Harga sewa rumah kontrakan lebih mahal. Sewa kontrakan di Jakarta kini berkisar Rp 15-20 juta per tahun. Padahal, hampir 60 persen responden memilih harga sewa di bawah Rp 15 juta per tahun atau Rp 1.250.000 per bulan. Adapun 16,2 persen memilih harga sewa per tahun diatas Rp 15 juta.
Harga sewa di atas Rp 20 juta per tahun biasanya berlokasi di kawasan strategis. Dengan harga tinggi itupun, rumah laris dicari. Di kawasan itu, pemilik rumah cenderung menaikkan harga sewa bahkan di atas standar.
Kesulitan lain yang disebut 11 persen responden terkait rumah sewa/kos yang berukuran kecil dan sempit. Selain itu, 8 persen mengeluhkan akses jalan yang sempit menuju properti Persoalan aksesibilitas jauh dari tempat kerja ataupun tak terjangkau angkutan umum, juga menjadi keluhan 7 persen responden.
Namun tidak semua warga kota kesulitan mendapatkan tempat tinggal sementara. Kemudahan mencari rumah sewa atau kamar indekos itu tidak terlepas dari canggihnya teknologi saat ini. Kebingungan mencari rumah sewa atau kamar indekos diatasi dengan mengunjungi situs penyedia informasi, seperti Mamikos, Cari-Kos, Info-Kost, Sewakost, Serumah, iBilik, UrbanIndo, lamudi, serta rumah123.
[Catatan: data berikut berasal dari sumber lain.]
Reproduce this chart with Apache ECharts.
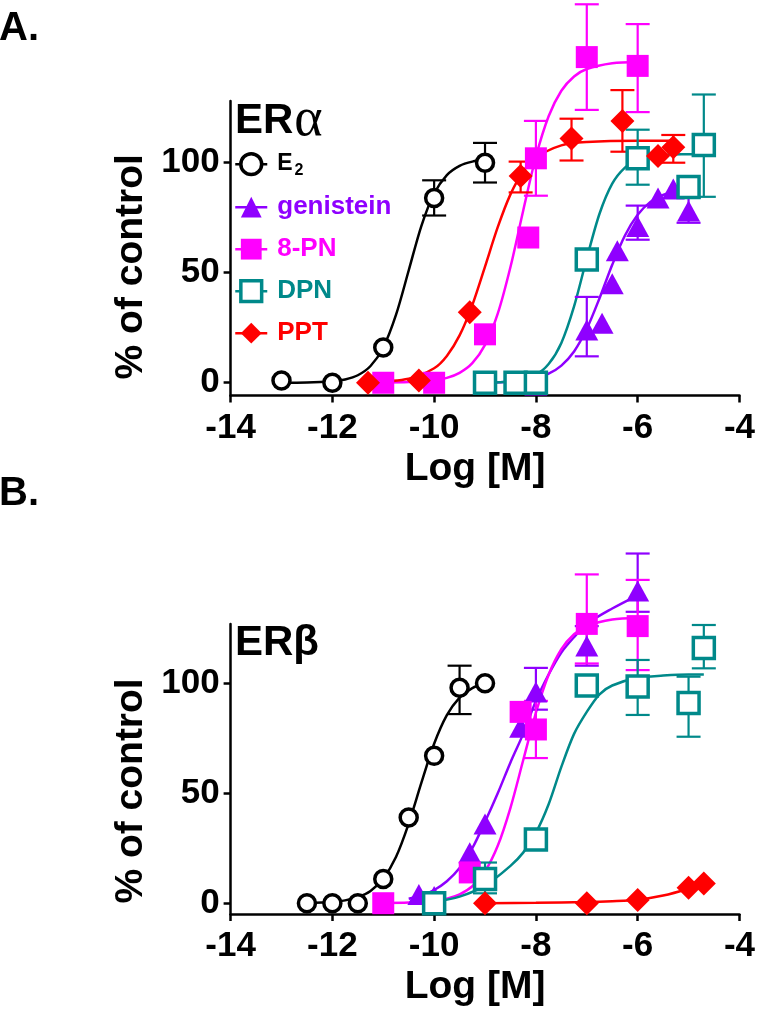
<!DOCTYPE html>
<html><head><meta charset="utf-8">
<script src="https://cdn.jsdelivr.net/npm/echarts@6/dist/echarts.min.js"></script>
<style>html,body{margin:0;padding:0;background:#fff}#c{width:758px;height:1018px}</style>
</head><body><div id="c"></div>
<script>
// ---------- DATA ----------
const compounds = ['E2', 'genistein', '8-PN', 'DPN', 'PPT'];
const xTicks = [-14, -12, -10, -8, -6, -4];
const yTicks = [0, 50, 100];

// Panel A (ER alpha): measured points [logM, % of control]
const e2A = [[-13, 1], [-12, 0], [-11, 16], [-10, 84], [-9, 100]];
const genA = [[-9, 0], [-8, -1], [-7, 24], [-6.7, 27], [-6.5, 45], [-6.4, 60], [-6, 71], [-5.6, 84], [-5.3, 88], [-5, 78]];
const pnA = [[-11, 0], [-10, 0], [-9, 22], [-8.15, 66], [-8, 102], [-7, 148], [-6, 144]];
const dpnA = [[-9, 0], [-8.4, 0], [-8, 0], [-7, 56], [-6, 102], [-5, 89], [-4.7, 108]];
const pptA = [[-11.3, 0], [-10.3, 1], [-9.3, 32], [-8.3, 94], [-7.3, 111], [-6.3, 119], [-5.6, 103], [-5.3, 107]];
// Panel A error bars [logM, low, high]
const e2AErr = [[-10, 76, 92], [-9, 91, 109]];
const genAErr = [[-7, 12, 39], [-6, 65, 80.5], [-5, 72.7, 84.3]];
const pnAErr = [[-8, 85, 119], [-7, 124, 172], [-6, 123, 163]];
const dpnAErr = [[-6, 90, 115], [-4.7, 84.5, 131]];
const pptAErr = [[-8.3, 86.5, 100.5], [-7.3, 101, 120], [-6.3, 105, 133], [-5.3, 100, 112.6]];
// Panel A fitted curves
const e2AFit = [[-13, 0], [-12.5, 0.1], [-12, 0.7], [-11.75, 1.5], [-11.5, 3.4], [-11.25, 7.6], [-11, 16], [-10.75, 30.8], [-10.5, 51], [-10.25, 71.3], [-10, 86], [-9.75, 94.4], [-9.5, 98.6], [-9.25, 100.5], [-9, 101.3]];
const genAFit = [[-9, 0.1], [-8.5, 0.5], [-8, 2.1], [-7.75, 4.1], [-7.5, 7.8], [-7.25, 14.2], [-7, 24.5], [-6.75, 38.4], [-6.5, 53.6], [-6.25, 66.9], [-6, 76.3], [-5.75, 82.2], [-5.5, 85.4], [-5.25, 87.2], [-5, 88.1]];
const pnAFit = [[-11, 0.1], [-10.5, 0.3], [-10, 1.1], [-9.75, 2.2], [-9.5, 4.5], [-9.25, 8.9], [-9, 17.2], [-8.75, 31.4], [-8.5, 52.6], [-8.25, 78.2], [-8, 102.7], [-7.75, 121.1], [-7.5, 132.7], [-7.25, 139.2], [-7, 142.6], [-6.5, 145.2], [-6, 145.8]];
const dpnAFit = [[-9, 0.1], [-8.5, 0.7], [-8, 3.8], [-7.75, 8.5], [-7.5, 18.1], [-7.25, 34.7], [-7, 56.5], [-6.75, 76.8], [-6.5, 90.5], [-6.25, 97.8], [-6, 101.3], [-5.5, 103.5], [-5, 103.9], [-4.7, 104]];
const pptAFit = [[-11.3, 0.2], [-10.5, 1.8], [-10, 6.6], [-9.75, 12.2], [-9.5, 21.5], [-9.25, 35.3], [-9, 52.8], [-8.75, 70.7], [-8.5, 85.6], [-8.25, 96], [-8, 102.3], [-7.5, 107.9], [-7, 109.4], [-6, 110], [-5.3, 110]];

// Panel B (ER beta)
const e2B = [[-12.5, 0], [-12, 0], [-11.5, 0], [-11, 11], [-10.5, 39], [-10, 67], [-9.5, 98], [-9, 100]];
const genB = [[-10.3, 4], [-10, 3], [-9.3, 23], [-9, 36], [-8.3, 80], [-8, 96], [-7, 117], [-6, 142]];
const pnB = [[-11, 0], [-9.3, 14], [-8.3, 87], [-8, 79], [-7, 127], [-6, 126]];
const dpnB = [[-10, 0], [-9, 11], [-8, 29], [-7, 99], [-6, 98.5], [-5, 91], [-4.7, 116]];
const pptB = [[-9, 0], [-7, 0], [-6, 1.5], [-5, 7], [-4.7, 9]];
const e2BErr = [[-9.5, 86, 108]];
const genBErr = [[-8, 88, 107], [-7, 108, 126], [-6, 132.5, 159]];
const pnBErr = [[-8, 66, 92], [-7, 109, 149.5], [-6, 106, 147]];
const dpnBErr = [[-9, 4.5, 18.5], [-6, 85.6, 110.6], [-5, 75.7, 103], [-4.7, 106.8, 126.5]];
const pptBErr = [];
const e2BFit = [[-12.5, 0.1], [-12, 0.6], [-11.75, 1.3], [-11.5, 2.7], [-11.25, 5.6], [-11, 11.2], [-10.75, 21], [-10.5, 36.2], [-10.25, 54.8], [-10, 72.5], [-9.75, 85.5], [-9.5, 93.5], [-9.25, 97.8], [-9, 100]];
const genBFit = [[-10.5, 2], [-10.25, 3.5], [-10, 6], [-9.75, 10], [-9.5, 16], [-9.25, 25], [-9, 37], [-8.75, 50], [-8.5, 64], [-8.25, 77], [-8, 92], [-7.75, 104], [-7.5, 114], [-7.25, 121], [-7, 127], [-6.5, 134], [-6, 140]];
const pnBFit = [[-11, 0.1], [-10.5, 0.3], [-10, 1], [-9.75, 2], [-9.5, 4], [-9.25, 7.7], [-9, 14.5], [-8.75, 26.1], [-8.5, 43.4], [-8.25, 65], [-8, 86.6], [-7.75, 103.9], [-7.5, 115.5], [-7.25, 122.3], [-7, 126], [-6.5, 129], [-6, 129.7]];
const dpnBFit = [[-10, 0.5], [-9.5, 3], [-9, 8], [-8.5, 17], [-8.25, 23], [-8, 32], [-7.75, 45], [-7.5, 62], [-7.25, 77], [-7, 87], [-6.75, 95], [-6.5, 99], [-6, 102.5], [-5.5, 103.5], [-5, 104], [-4.7, 104]];
const pptBFit = [[-9, 0], [-8, 0.2], [-7, 0.5], [-6.5, 0.9], [-6, 1.6], [-5.5, 3.5], [-5, 6.6], [-4.7, 9]];

// ---------- STYLE ----------
const FONT = '"Liberation Sans", Arial, sans-serif';
const colors = { 'E2': '#000000', 'genistein': '#8F00FF', '8-PN': '#FF00FF', 'DPN': '#00898A', 'PPT': '#FF0000' };
const symbols = {
  'E2': { symbol: 'circle', size: 17, style: { color: '#fff', borderColor: '#000', borderWidth: 3.5, opacity: 1 } },
  'genistein': { symbol: 'triangle', size: [23, 21], style: { color: '#8F00FF', opacity: 1 } },
  '8-PN': { symbol: 'rect', size: 22, style: { color: '#FF00FF', opacity: 1 } },
  'DPN': { symbol: 'rect', size: 21, style: { color: '#fff', borderColor: '#00898A', borderWidth: 3.5, opacity: 1 } },
  'PPT': { symbol: 'diamond', size: 24, style: { color: '#FF0000', opacity: 1 } }
};
const panels = [
  { pts: [e2A, genA, pnA, dpnA, pptA], err: [e2AErr, genAErr, pnAErr, dpnAErr, pptAErr], fit: [e2AFit, genAFit, pnAFit, dpnAFit, pptAFit] },
  { pts: [e2B, genB, pnB, dpnB, pptB], err: [e2BErr, genBErr, pnBErr, dpnBErr, pptBErr], fit: [e2BFit, genBFit, pnBFit, dpnBFit, pptBFit] }
];

const series = [];
// fitted curves first (panel A curves carry the legend icons)
panels.forEach((p, pi) => {
  compounds.forEach((c, ci) => {
    series.push({
      type: 'line', name: c, xAxisIndex: pi, yAxisIndex: pi, data: p.fit[ci],
      smooth: 0.3, showSymbol: false, symbol: symbols[c].symbol, symbolSize: symbols[c].size,
      itemStyle: symbols[c].style, lineStyle: { color: colors[c], width: 2.5 },
      clip: false, z: 2, silent: true
    });
  });
});
panels.forEach((p, pi) => {
  compounds.forEach((c, ci) => {
    series.push({
      type: 'custom', name: c, xAxisIndex: pi, yAxisIndex: pi, data: p.err[ci], clip: false, z: 3, silent: true,
      encode: { x: 0, y: [1, 2] },
      renderItem: (params, api) => {
        const x = api.value(0), lo = api.value(1), hi = api.value(2);
        const a = api.coord([x, lo]), b = api.coord([x, hi]);
        const w = 12;
        const st = { stroke: colors[c], lineWidth: 2.2, fill: null };
        return { type: 'group', children: [
          { type: 'line', shape: { x1: a[0], y1: a[1], x2: b[0], y2: b[1] }, style: st },
          { type: 'line', shape: { x1: a[0] - w, y1: a[1], x2: a[0] + w, y2: a[1] }, style: st },
          { type: 'line', shape: { x1: b[0] - w, y1: b[1], x2: b[0] + w, y2: b[1] }, style: st }
        ] };
      }
    });
  });
});
panels.forEach((p, pi) => {
  compounds.forEach((c, ci) => {
    series.push({
      type: 'scatter', name: c, xAxisIndex: pi, yAxisIndex: pi, data: p.pts[ci],
      symbol: symbols[c].symbol, symbolSize: symbols[c].size, itemStyle: symbols[c].style,
      clip: false, z: 4, silent: true
    });
  });
});

function xAxis(gi) {
  return {
    type: 'value', gridIndex: gi, min: -14, max: -4, interval: 2,
    name: 'Log [M]', nameLocation: 'middle', nameGap: 54,
    nameTextStyle: { fontSize: 39, fontWeight: 'bold', color: '#000', fontFamily: FONT, padding: [0, 20, 0, 0] },
    axisLine: { onZero: false, lineStyle: { color: '#000', width: 2.5 } },
    axisTick: { length: 7, lineStyle: { color: '#000', width: 2.5 } },
    axisLabel: { fontSize: 35, fontWeight: 'bold', color: '#000', fontFamily: FONT, margin: 15, customValues: xTicks },
    splitLine: { show: false }
  };
}
function yAxis(gi, min, max, shift) {
  return {
    type: 'value', gridIndex: gi, min: min, max: max,
    name: '% of control', nameLocation: 'middle', nameGap: 76, nameRotate: 90,
    nameTextStyle: { fontSize: 39, fontWeight: 'bold', color: '#000', fontFamily: FONT, padding: [0, shift, 0, 0] },
    axisLine: { onZero: false, lineStyle: { color: '#000', width: 2.5 } },
    axisTick: { length: 7, lineStyle: { color: '#000', width: 2.5 }, customValues: yTicks },
    axisLabel: { fontSize: 35, fontWeight: 'bold', color: '#000', fontFamily: FONT, margin: 11, customValues: yTicks },
    splitLine: { show: false }
  };
}

const option = {
  animation: false,
  backgroundColor: '#fff',
  title: [
    { text: 'A.', left: -1, top: 9, padding: 0, textStyle: { fontSize: 40, fontWeight: 'bold', color: '#000', fontFamily: FONT } },
    { text: 'B.', left: -1, top: 474, padding: 0, textStyle: { fontSize: 40, fontWeight: 'bold', color: '#000', fontFamily: FONT } },
    { text: '{a|ER}{b|α}', left: 235, top: 94, padding: 0, textStyle: { rich: {
        a: { fontSize: 42, fontWeight: 'bold', color: '#000', fontFamily: FONT },
        b: { fontSize: 54, fontWeight: 'normal', color: '#000', fontFamily: '"Liberation Serif", "DejaVu Serif", serif', padding: [0, 0, 0, 1] } } } },
    { text: 'ERβ', left: 235, top: 622, padding: 0, textStyle: { fontSize: 42, fontWeight: 'bold', color: '#000', fontFamily: FONT } }
  ],
  legend: {
    orient: 'vertical', left: 234, top: 152, itemWidth: 32, itemHeight: 26, itemGap: 16, padding: 0,
    selectedMode: false,
    lineStyle: { width: 2.5 },
    data: compounds.map(c => ({ name: c, itemStyle: symbols[c].style, textStyle: { color: colors[c] } })),
    formatter: n => n === 'E2' ? '{e|E}{s|2}' : n,
    textStyle: { fontSize: 26, fontWeight: 'bold', fontFamily: FONT, padding: [0, 0, 0, 5],
      rich: { e: { fontSize: 23, fontWeight: 'bold', color: '#000', fontFamily: FONT },
              s: { fontSize: 16, fontWeight: 'bold', color: '#000', fontFamily: FONT, padding: [12, 0, 0, 2] } } }
  },
  grid: [
    { left: 230.6, right: 14, top: 101.1, height: 294.4, containLabel: false },
    { left: 230.6, right: 14, top: 623.9, height: 290.1, containLabel: false }
  ],
  xAxis: [xAxis(0), xAxis(1)],
  yAxis: [yAxis(0, -5.8, 128, 37), yAxis(1, -4.9, 127, 44)],
  series: series
};
const chart = echarts.init(document.getElementById('c'), null, { renderer: 'canvas' });
chart.setOption(option);
</script>
</body></html>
Aplikasi itu telah memiliki beberapa fitur unggulan yang memudahkan dan mempercepat pencari rumah kos. Sejumlah aplikasi juga memberikan informasi soal apartemen dan informasi rumah kontrakan dan rumah baru yang sedang dijual. Sejumlah aplikasi juga memberikan informasi awal soal alamat rumah kos atau properti lain.
Kebutuhan rumah
Kebutuhan akan rumah kos tampaknya terus meningkat dari tahun ke tahun. Hal itu tampak dari menjamurnya rumah kos di sekitar kampus, perkantoran, pusat belanja, hingga area perumahan warga. Fenomena itu terjadi karena peningkatan jumlah penduduk, pencari kerja, dan mahasiswa dari luar kota yang memerlukan rumah sementara.
Hasil jajak pendapat memperlihatkan, kendati mayoritas responden (87,7 persen) tinggal di rumah sendiri namun sekitar 42 persen responden pernah tinggal di rumah kontrakan atau kamar indekos.
Mereka (16,5 persen) rata-rata pernah tinggal di kontrakan/kos sekitar 1-3 tahun. Disusul 11,8 persen yang ‘ngekos’ atau ‘ngontrak’ selama 4-8 tahun. Ini menunjukkan, mereka perlu waktu 3-8 tahun sebelum mampu memiliki rumah sendiri.
Bagi sebagian warga, memiliki rumah sendiri menjadi mimpi yang sulit digapai. Ketimpangan antara kenaikan gaji dan kenaikan harga rumah membuat orang sulit memiliki rumah.
Pada 2015, kekurangan rumah di Jakarta mencapai 1,3 juta unit. Akhirnya rumah kontrakan ataupun kamar kos jadi andalan hunian bagi sebagian kaum urban.